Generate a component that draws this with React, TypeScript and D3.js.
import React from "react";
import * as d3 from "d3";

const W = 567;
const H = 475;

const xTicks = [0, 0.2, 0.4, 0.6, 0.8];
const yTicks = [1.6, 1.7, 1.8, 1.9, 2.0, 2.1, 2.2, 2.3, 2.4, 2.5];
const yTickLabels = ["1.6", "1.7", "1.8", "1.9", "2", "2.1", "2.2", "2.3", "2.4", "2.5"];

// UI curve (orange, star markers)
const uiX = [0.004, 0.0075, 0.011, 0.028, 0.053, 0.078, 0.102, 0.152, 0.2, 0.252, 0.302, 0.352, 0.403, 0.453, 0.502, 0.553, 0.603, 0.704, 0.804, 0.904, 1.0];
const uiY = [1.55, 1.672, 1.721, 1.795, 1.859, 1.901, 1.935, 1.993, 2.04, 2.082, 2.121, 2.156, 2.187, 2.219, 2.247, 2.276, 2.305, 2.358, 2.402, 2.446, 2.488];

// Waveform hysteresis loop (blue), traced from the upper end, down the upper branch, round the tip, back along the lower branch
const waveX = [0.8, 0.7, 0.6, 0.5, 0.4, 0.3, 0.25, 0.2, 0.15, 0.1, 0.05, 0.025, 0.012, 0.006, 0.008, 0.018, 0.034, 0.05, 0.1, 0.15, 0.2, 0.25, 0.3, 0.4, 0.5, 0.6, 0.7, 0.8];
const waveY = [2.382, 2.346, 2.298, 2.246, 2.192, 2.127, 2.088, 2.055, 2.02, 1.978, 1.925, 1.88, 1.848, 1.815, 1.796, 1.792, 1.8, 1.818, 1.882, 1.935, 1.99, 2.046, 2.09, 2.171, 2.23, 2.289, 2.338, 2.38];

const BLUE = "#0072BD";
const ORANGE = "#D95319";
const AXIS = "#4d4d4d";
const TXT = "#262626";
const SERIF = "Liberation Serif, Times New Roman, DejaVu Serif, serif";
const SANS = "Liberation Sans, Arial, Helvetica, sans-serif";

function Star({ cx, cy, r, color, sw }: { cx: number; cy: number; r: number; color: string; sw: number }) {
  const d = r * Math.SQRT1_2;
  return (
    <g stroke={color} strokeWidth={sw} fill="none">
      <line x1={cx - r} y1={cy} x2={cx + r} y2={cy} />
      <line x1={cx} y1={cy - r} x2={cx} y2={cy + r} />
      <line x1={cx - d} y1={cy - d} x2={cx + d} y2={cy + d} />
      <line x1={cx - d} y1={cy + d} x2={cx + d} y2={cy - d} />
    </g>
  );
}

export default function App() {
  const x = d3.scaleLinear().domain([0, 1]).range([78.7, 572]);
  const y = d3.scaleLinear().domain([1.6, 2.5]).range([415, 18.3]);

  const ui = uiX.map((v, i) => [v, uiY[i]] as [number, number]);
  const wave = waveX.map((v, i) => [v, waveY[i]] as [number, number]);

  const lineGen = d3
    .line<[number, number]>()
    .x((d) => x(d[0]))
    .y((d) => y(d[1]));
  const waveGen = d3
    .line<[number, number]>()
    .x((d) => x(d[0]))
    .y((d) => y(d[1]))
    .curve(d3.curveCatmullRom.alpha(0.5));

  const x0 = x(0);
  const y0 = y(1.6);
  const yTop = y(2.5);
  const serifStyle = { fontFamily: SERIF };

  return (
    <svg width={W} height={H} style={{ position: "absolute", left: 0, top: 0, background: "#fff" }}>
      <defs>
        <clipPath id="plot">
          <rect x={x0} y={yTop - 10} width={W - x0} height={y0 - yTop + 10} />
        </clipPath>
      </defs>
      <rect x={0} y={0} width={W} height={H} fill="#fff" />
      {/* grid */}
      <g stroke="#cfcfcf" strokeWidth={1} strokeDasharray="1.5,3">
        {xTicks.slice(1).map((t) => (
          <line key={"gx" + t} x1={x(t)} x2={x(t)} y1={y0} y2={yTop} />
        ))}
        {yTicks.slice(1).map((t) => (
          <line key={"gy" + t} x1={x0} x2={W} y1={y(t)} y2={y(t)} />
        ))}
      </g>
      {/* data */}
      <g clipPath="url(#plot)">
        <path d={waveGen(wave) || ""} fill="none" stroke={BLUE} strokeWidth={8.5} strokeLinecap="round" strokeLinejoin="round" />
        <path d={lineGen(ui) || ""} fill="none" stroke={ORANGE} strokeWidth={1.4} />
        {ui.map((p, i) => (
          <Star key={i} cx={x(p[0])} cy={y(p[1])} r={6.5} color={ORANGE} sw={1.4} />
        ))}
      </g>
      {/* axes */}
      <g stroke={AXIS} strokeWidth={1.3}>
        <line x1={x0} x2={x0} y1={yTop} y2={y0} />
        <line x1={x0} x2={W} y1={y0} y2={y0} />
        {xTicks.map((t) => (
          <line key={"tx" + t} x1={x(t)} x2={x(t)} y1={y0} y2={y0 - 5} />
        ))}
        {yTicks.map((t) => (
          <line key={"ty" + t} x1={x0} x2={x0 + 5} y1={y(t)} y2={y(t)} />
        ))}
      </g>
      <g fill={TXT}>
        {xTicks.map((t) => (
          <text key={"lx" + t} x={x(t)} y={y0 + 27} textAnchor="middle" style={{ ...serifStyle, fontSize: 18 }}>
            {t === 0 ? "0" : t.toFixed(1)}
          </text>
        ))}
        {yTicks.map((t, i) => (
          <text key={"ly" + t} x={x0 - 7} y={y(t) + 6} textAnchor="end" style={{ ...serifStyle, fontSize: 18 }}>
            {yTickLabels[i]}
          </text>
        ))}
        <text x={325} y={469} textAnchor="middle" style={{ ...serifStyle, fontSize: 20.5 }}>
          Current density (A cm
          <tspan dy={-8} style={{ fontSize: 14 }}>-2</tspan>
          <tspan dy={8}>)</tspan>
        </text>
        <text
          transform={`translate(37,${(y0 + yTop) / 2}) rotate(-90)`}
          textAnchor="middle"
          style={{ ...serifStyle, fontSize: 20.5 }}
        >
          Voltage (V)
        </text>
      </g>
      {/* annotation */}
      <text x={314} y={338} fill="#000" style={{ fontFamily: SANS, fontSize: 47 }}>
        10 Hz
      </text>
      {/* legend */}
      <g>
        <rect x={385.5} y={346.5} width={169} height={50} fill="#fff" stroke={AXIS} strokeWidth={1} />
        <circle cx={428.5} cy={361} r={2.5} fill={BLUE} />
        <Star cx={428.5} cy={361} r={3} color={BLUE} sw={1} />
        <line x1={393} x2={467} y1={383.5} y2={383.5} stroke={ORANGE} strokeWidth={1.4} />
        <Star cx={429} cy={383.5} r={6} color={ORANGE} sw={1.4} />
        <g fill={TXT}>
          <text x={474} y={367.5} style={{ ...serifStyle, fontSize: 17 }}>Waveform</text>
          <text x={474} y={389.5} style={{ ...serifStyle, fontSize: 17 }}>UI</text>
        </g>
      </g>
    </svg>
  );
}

○ ○ ○ ○

- THE EXERCISE
Show every line that contains the word "React".

- EXERCISE ANSWER
Generate a component that draws this with React, TypeScript and D3.js.
import React from "react";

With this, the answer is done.